Noch ist unklar, wo und wann sich Weinberg und Steinmeier zum Gespräch treffen wollen. Weinberg sagte, ihm gehe es darum, "Zufriedenheit für beide Seiten" zu erreichen. Das Büro des Bundespräsidenten habe sich bei ihm gemeldet. Der 99-jährige Holocaust-Überlebende hatte am Donnerstag angekündigt, das ihm verliehene Bundesverdienstkreuz zurückzugeben. Grund ist, dass CDU und CSU am Mittwoch im Bundestag mit Stimmen der AfD einen Antrag zur Migrationspolitik durchgebracht hatten. "Es ist zu schwer geworden, es zu tragen, wenn man solche Nachrichten hat", erklärte Weinberg am Donnerstag. Steinmeier hatte daraufhin öffentlich sein Bedauern über Weinbergs Entscheidung geäußert und ihm ein gemeinsames Gespräch angeboten.
"Ich war immer stolz, es zu tragen, jetzt nicht mehr"
Weinberg wurde in Rhauderfehn geboren. Er hat drei Todesmärsche und die Konzentrationslager Auschwitz, Mittelbau-Dora und Bergen-Belsen überlebt. Die Nationalsozialisten haben viele seiner Angehörigen ermordet. "Ich bin es ihnen schuldig, das Kreuz nicht mehr zu tragen", so Weinberg. Er zeigte sich besorgt darüber, dass "die Rechtsradikalen so stark geworden sind". Er hoffe, dass die Menschen zur Vernunft kommen. Albrecht Weinberg ist als Zeitzeuge vielfach geehrt worden. Das Bundesverdienstkreuz bekam er 2017, die Nadel trug er seitdem an einer Jacke. "Ich war immer stolz, es zu tragen, jetzt nicht mehr", so Weinberg.
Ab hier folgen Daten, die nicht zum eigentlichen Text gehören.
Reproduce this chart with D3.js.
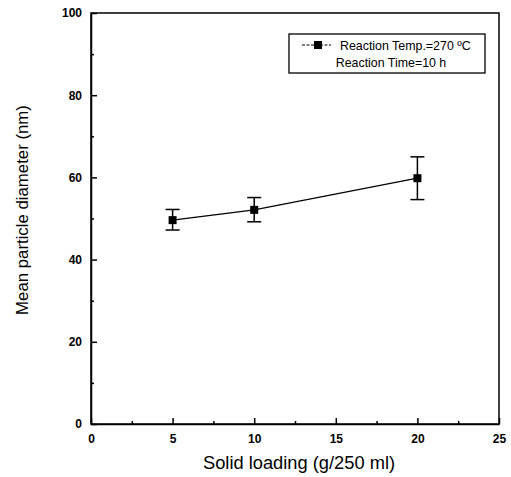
<html>
  <script src='https://d3js.org/d3.v7.min.js'></script>
  <head>
    <title>Mean particle diameter</title>
    <style>
      body { margin: 0; background: #fff; }
    </style>
  </head>
  <body>
    <svg></svg>
    <script>
      // values
      const loading = [5, 10, 20];
      const diameter = [49.6, 52.1, 59.8];
      const errLow = [47.2, 49.2, 54.6];
      const errHigh = [52.2, 55.1, 65.0];
      const xTicks = [0, 5, 10, 15, 20, 25];
      const yTicks = [0, 20, 40, 60, 80, 100];
      const legendLines = ["Reaction Temp.=270 \u00baC", "Reaction Time=10 h"];

      const width = 511, height = 477;
      const plotL = 91, plotR = 499, plotT = 13, plotB = 424;

      const svg = d3.select("svg").attr("width", width).attr("height", height);

      const x = d3.scaleLinear().domain([0, 25]).range([plotL, plotR]);
      const y = d3.scaleLinear().domain([0, 100]).range([plotB, plotT]);

      // frame
      svg.append("rect")
        .attr("x", plotL).attr("y", plotT)
        .attr("width", plotR - plotL).attr("height", plotB - plotT)
        .attr("fill", "none").attr("stroke", "#000").attr("stroke-width", 1.5);

      // bottom axis, ticks inward
      const xAxis = svg.append("g").attr("transform", "translate(0," + plotB + ")")
        .call(d3.axisBottom(x).tickValues(xTicks).tickSizeInner(-6).tickSizeOuter(0).tickPadding(10));
      svg.append("g").attr("transform", "translate(0," + plotB + ")")
        .call(d3.axisBottom(x).tickValues(d3.range(2.5, 25, 5)).tickSizeInner(-3).tickSizeOuter(0).tickFormat(""))
        .select(".domain").remove();

      const yAxis = svg.append("g").attr("transform", "translate(" + plotL + ",0)")
        .call(d3.axisLeft(y).tickValues(yTicks).tickSizeInner(-6).tickSizeOuter(0).tickPadding(9));
      svg.append("g").attr("transform", "translate(" + plotL + ",0)")
        .call(d3.axisLeft(y).tickValues(d3.range(10, 100, 20)).tickSizeInner(-3).tickSizeOuter(0).tickFormat(""))
        .select(".domain").remove();

      svg.selectAll(".domain").attr("stroke-width", 1.5);
      svg.selectAll(".tick line").attr("stroke-width", 1.5);
      [xAxis, yAxis].forEach(function(a) {
        a.selectAll("text")
          .style("font-family", "Liberation Sans, Arial, sans-serif")
          .style("font-size", "12px")
          .style("font-weight", "bold")
          .attr("fill", "#000");
      });

      // axis titles
      svg.append("text")
        .attr("x", 299).attr("y", 469)
        .attr("text-anchor", "middle")
        .style("font-family", "Liberation Sans, Arial, sans-serif")
        .style("font-size", "18.3px")
        .text("Solid loading (g/250 ml)");

      svg.append("text")
        .attr("transform", "translate(28,210) rotate(-90)")
        .attr("text-anchor", "middle")
        .style("font-family", "Liberation Sans, Arial, sans-serif")
        .style("font-size", "16.8px")
        .text("Mean particle diameter (nm)");

      const pts = loading.map(function(d, i) {
        return { x: d, y: diameter[i], lo: errLow[i], hi: errHigh[i] };
      });

      // line
      svg.append("path")
        .datum(pts)
        .attr("fill", "none").attr("stroke", "#000").attr("stroke-width", 1.3)
        .attr("d", d3.line().x(function(d) { return x(d.x); }).y(function(d) { return y(d.y); }));

      // error bars
      const eb = svg.append("g").selectAll("g").data(pts).enter().append("g");
      eb.append("line")
        .attr("x1", function(d) { return x(d.x); }).attr("x2", function(d) { return x(d.x); })
        .attr("y1", function(d) { return y(d.lo); }).attr("y2", function(d) { return y(d.hi); })
        .attr("stroke", "#000").attr("stroke-width", 1.5);
      eb.append("line")
        .attr("x1", function(d) { return x(d.x) - 7; }).attr("x2", function(d) { return x(d.x) + 7; })
        .attr("y1", function(d) { return y(d.lo); }).attr("y2", function(d) { return y(d.lo); })
        .attr("stroke", "#000").attr("stroke-width", 1.5);
      eb.append("line")
        .attr("x1", function(d) { return x(d.x) - 7; }).attr("x2", function(d) { return x(d.x) + 7; })
        .attr("y1", function(d) { return y(d.hi); }).attr("y2", function(d) { return y(d.hi); })
        .attr("stroke", "#000").attr("stroke-width", 1.5);

      // square markers
      svg.append("g").selectAll("rect").data(pts).enter().append("rect")
        .attr("x", function(d) { return x(d.x) - 4; })
        .attr("y", function(d) { return y(d.y) - 4; })
        .attr("width", 8).attr("height", 8)
        .attr("fill", "#000");

      // legend
      const lg = svg.append("g");
      lg.append("rect")
        .attr("x", 289).attr("y", 34).attr("width", 196).attr("height", 39)
        .attr("fill", "#fff").attr("stroke", "#000").attr("stroke-width", 1.3);
      lg.append("line")
        .attr("x1", 302).attr("x2", 331).attr("y1", 45).attr("y2", 45)
        .attr("stroke", "#000").attr("stroke-width", 1).attr("stroke-dasharray", "3,1.5");
      lg.append("rect")
        .attr("x", 314).attr("y", 41).attr("width", 8).attr("height", 8).attr("fill", "#000");
      lg.append("text")
        .attr("x", 340).attr("y", 50)
        .style("font-family", "Liberation Sans, Arial, sans-serif")
        .style("font-size", "12.4px")
        .text(legendLines[0]);
      lg.append("text")
        .attr("x", 391).attr("y", 67)
        .attr("text-anchor", "middle")
        .style("font-family", "Liberation Sans, Arial, sans-serif")
        .style("font-size", "12.4px")
        .text(legendLines[1]);
    </script>
  </body>
</html>
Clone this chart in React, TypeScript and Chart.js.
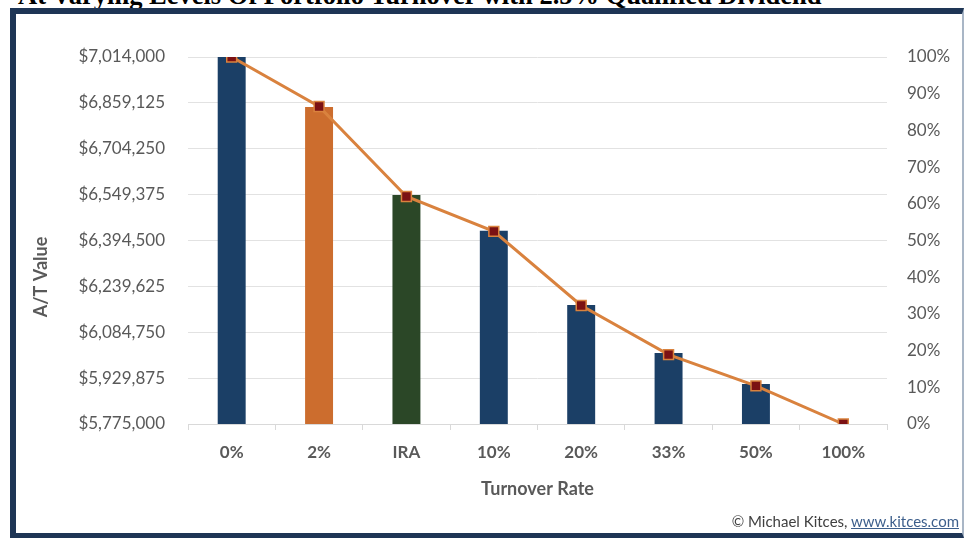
import React, { useEffect, useRef } from 'react';
import { Chart, registerables } from 'chart.js';

Chart.register(...registerables);

// ---- data ----
const categories = ['0%', '2%', 'IRA', '10%', '20%', '33%', '50%', '100%'];
const afterTaxValues = [7014000, 6845000, 6548000, 6427000, 6177000, 6015000, 5910000, 5775000];
const relativePct = [100, 86.5, 62, 52.5, 32.3, 18.9, 10.4, 0];
const barColors = ['#1b3f66', '#cc6d2e', '#2b4727', '#1b3f66', '#1b3f66', '#1b3f66', '#1b3f66', '#1b3f66'];
const leftAxisMin = 5775000;
const leftAxisMax = 7014000;
const leftAxisStep = 154875;
const rightAxisMin = 0;
const rightAxisMax = 100;
const rightAxisStep = 10;

const titleText = 'At Varying Levels Of Portfolio Turnover with 2.5% Qualified Dividend';
const xTitle = 'Turnover Rate';
const yTitle = 'A/T Value';

const FONT = 'Lato, "Open Sans", sans-serif';
const GREY = '#595959';

const yTitlePlugin = {
  id: 'yTitleDraw',
  afterDraw(chart: any) {
    const ctx = chart.ctx;
    ctx.save();
    ctx.font = 'bold 18px ' + FONT;
    ctx.fillStyle = GREY;
    ctx.textAlign = 'center';
    ctx.textBaseline = 'middle';
    ctx.translate(24, 263);
    ctx.rotate(-Math.PI / 2);
    ctx.fillText(yTitle, 0, 0);
    ctx.restore();
  },
};

export default function App() {
  const ref = useRef<HTMLCanvasElement | null>(null);

  useEffect(() => {
    if (!ref.current) return;
    const chart = new Chart(ref.current, {
      type: 'bar',
      data: {
        labels: categories,
        datasets: [
          {
            type: 'line',
            label: 'Relative',
            data: relativePct,
            yAxisID: 'y1',
            borderColor: '#d9823e',
            borderWidth: 3,
            pointStyle: 'rect',
            pointRadius: 7,
            pointBackgroundColor: '#7b1113',
            pointBorderColor: '#d9823e',
            pointBorderWidth: 1.5,
            tension: 0,
            order: 0,
          } as any,
          {
            type: 'bar',
            label: 'A/T Value',
            data: afterTaxValues,
            yAxisID: 'y',
            backgroundColor: barColors,
            barPercentage: 0.32,
            categoryPercentage: 1,
            order: 1,
          } as any,
        ],
      },
      plugins: [yTitlePlugin],
      options: {
        responsive: false,
        animation: false,
        devicePixelRatio: 1,
        layout: { padding: { top: 43, left: 0, right: 0, bottom: 0 } },
        plugins: {
          legend: { display: false },
          tooltip: { enabled: false },
        },
        scales: {
          x: {
            offset: true,
            grid: {
              display: true,
              drawOnChartArea: false,
              drawTicks: true,
              tickLength: 6,
              color: '#d9d9d9',
            },
            border: { display: true, color: '#d9d9d9', width: 1 },
            ticks: {
              padding: 12,
              color: GREY,
              font: { family: FONT, size: 17, weight: 'bold' },
              maxRotation: 0,
              autoSkip: false,
            },
            title: {
              display: true,
              text: xTitle,
              color: GREY,
              font: { family: FONT, size: 18, weight: 'bold' },
              padding: { top: 0, bottom: 36 },
            },
            afterFit: (s: any) => {
              s.height = 112;
            },
          },
          y: {
            position: 'left',
            min: leftAxisMin,
            max: leftAxisMax,
            grid: { color: '#e2e2e2', drawTicks: false },
            border: { display: false },
            ticks: {
              stepSize: leftAxisStep,
              padding: 23,
              color: GREY,
              font: { family: FONT, size: 17 },
              callback: (v: any) => '$' + Number(v).toLocaleString('en-US'),
            },
            afterFit: (s: any) => {
              s.width = 171;
            },
          },
          y1: {
            position: 'right',
            min: rightAxisMin,
            max: rightAxisMax,
            grid: { drawOnChartArea: false, drawTicks: false },
            border: { display: false },
            ticks: {
              stepSize: rightAxisStep,
              padding: 20,
              color: GREY,
              font: { family: FONT, size: 17 },
              callback: (v: any) => v + '%',
            },
            afterFit: (s: any) => {
              s.width = 77;
            },
          },
        },
      } as any,
    });
    return () => chart.destroy();
  }, []);

  return (
    <div
      style={{
        position: 'fixed',
        left: 0,
        top: 0,
        width: 970,
        height: 542,
        background: '#ffffff',
        overflow: 'hidden',
      }}
    >
      <div
        style={{
          position: 'absolute',
          left: 18,
          top: -18,
          whiteSpace: 'nowrap',
          fontFamily: '"Liberation Serif", "Times New Roman", serif',
          fontWeight: 'bold',
          fontSize: 26.5,
          lineHeight: '26.5px',
          color: '#000',
        }}
      >
        {titleText}
      </div>
      <div
        style={{
          position: 'absolute',
          left: 10,
          top: 8,
          width: 954,
          height: 530,
          boxSizing: 'border-box',
          borderLeft: '6px solid #1e3555',
          borderTop: '6px solid #1e3555',
          borderBottom: '5px solid #1e3555',
          borderRight: '2px solid #a9b6c6',
          background: '#fff',
        }}
      />
      <canvas
        ref={ref}
        width={947}
        height={522}
        style={{ position: 'absolute', left: 17, top: 14, width: 947, height: 522 }}
      />
      <div
        style={{
          position: 'absolute',
          right: 11,
          top: 511,
          whiteSpace: 'nowrap',
          fontFamily: FONT,
          fontSize: 15,
          lineHeight: '20px',
          color: '#404040',
        }}
      >
        © Michael Kitces,{' '}
        <span style={{ color: '#3d5f8c', textDecoration: 'underline' }}>www.kitces.com</span>
      </div>
    </div>
  );
}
Steinmeier will auch mit Mannheimer Fotograf sprechen
Den Entschluss, sein Bundesverdienstkreuz abzugeben, fasste Weinberg gemeinsam mit seinem Freund Luigi Toscano. Auch mit ihm wolle Steinmeier sprechen, sagte Weinberg. Toscano ist Fotograf und Filmemacher aus Mannheim und hatte am Donnerstag ebenfalls angekündigt, sein 2021 verliehenes Bundesverdienstkreuz zurückzugeben. Er warnte, die Probleme der Migration dürften "nicht mit den Steigbügelhaltern der Rechten" gelöst werden. Toscano erwartet von Demokraten hundertprozentigen Einsatz für die Demokratie. Was im Bundestag am Mittwoch passiert sei, habe damit nichts mehr zu tun: "Die Symbolik und die Gefahren, die daraus resultieren, sind verheerend." Toscano macht mit einem Erinnerungsprojekt die Schicksale von mehr als 400 Holocaust-Überlebenden öffentlich.